* Victor Missiato – Apresentar-se diante de um espelho é um dos exercícios mais desafiadores do ser humano com seu alter-ego. É neste ato que as imperfeições mais aparentes e transparentes se entrelaçam como uma descoberta desafiadora para as nossas maiores questões. Muitas são as cenas do mundo da arte que ilustram o personagem apresentando as sensações mais dramáticas da vida diante de um espelho, ora enxergando uma realidade límpida, ora procurando criar forças para mascarar determinada situação.
No tempo da História, o espelho da humanidade modifica-se, pois não se trata de um tempo presente, mas de um tempo passado constantemente reinterpretado pelo presente. Diante disso, o espelho da História é o espelho retrovisor. Mediante sua curvatura, o espelho retrovisor oferece ao condutor a possibilidade de ampliar o campo visual transpassado. Desse modo, comparado ao espelho plano, o espelho do retrovisor, ao se moldar de forma convexa, produz uma leitura do objeto em tamanho reduzido em relação à sua forma original, mas com um aumento da paisagem observada na quadratura da imagem na qual este objeto encontra-se presente.
Este exercício físico da relação condutor, imagem, ângulo, luz e tamanho pode ser interpretado na leitura histórica a partir da contextualização e da posição do espectador envolvido. Alexis de Tocqueville, ao analisar a Revolução Francesa, dizia ser impossível compreendê-la sem olhar para fora da França.
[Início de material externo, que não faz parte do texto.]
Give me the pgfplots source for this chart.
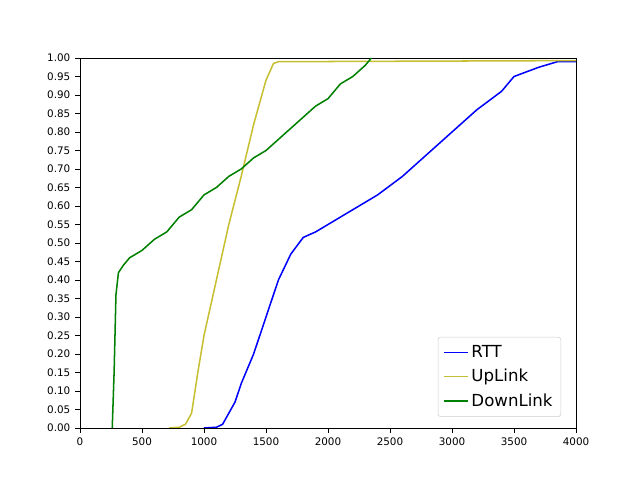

Compreender a criação dos campos de concentração na Alemanha e na URSS, sem relacioná-los com o sistema de produção da Segunda Revolução Industrial, retira do objeto sua paisagem. Milhares são os possíveis exemplos que podemos dar no que diz respeito à visão da História no passado. O grande problema é que, por se tratar de uma paisagem em constante movimento, seu controle nunca será exato.
Ao tratarmos o Estado-nação como objeto central do nosso espelho retrovisor, conferimos a este ente um poder legitimador que refundou o poder político da humanidade. Espécie política da modernidade, o Estado-nação suplantou qualquer possibilidade utópica ligada ao cosmopolitismo, até o presente momento. Sua força é tamanha que um manauara e um gaúcho olham entre si e se auto identifiquem enquanto brasileiros. Algo de similar proporção só havia ocorrido com o cristianismo.
Diante de tamanha legitimidade e poder, o Estado-nação passou a ser o objeto principal da política enquanto espaço transformador da paisagem retrovisora. Responsabilizar o Estado por crimes cometidos por seus agentes passa a significar, então, a retroalimentação da paisagem pelo obejto. É como se o Estado devesse reparar todos os crimes cometidos por seus agentes, embora saibamos que o Estado representa um poder de dominação, que nunca existe sem legitimidade e participação do poder social. Portanto, um funcionário nazista não seria bem-sucedido na sua função de deportar judeus sem a colaboração de informantes voluntários. As ditaduras latino-americanas não teriam criado um aparato de tortura e repressão sem a anuência de um poder popular consciente e ciente de que em nome do progresso, “sacrifícios” são necessários.
Por ainda ser tratado como espaço principal de luta, reivindicação e poder, o Estado-nação é o espaço onde os crimes cometidos no passado são selecionados a partir de quem o conquista no tempo presente. Diante disso, olhar para o retrovisor sem a incômoda proximidade com as imperfeições presentes no espelho retilíneo e frontal continuará sendo a válvula de escape do inevitável e incômodo encontro entre consciência e experiência. Julgar e sentenciar os mortos sempre será um exercício mais encantador que corrigir nossas presentes imperfeições.
* Victor Missiato é doutor em História, professor de História do Colégio Presbiteriano Mackenzie Brasília. Membro do Grupo de Estudos e Pesquisas Psicossociais sobre o Desenvolvimento Humano (Mackenzie/Brasília) e Intelectuais e Política nas Américas (Unesp/Franca).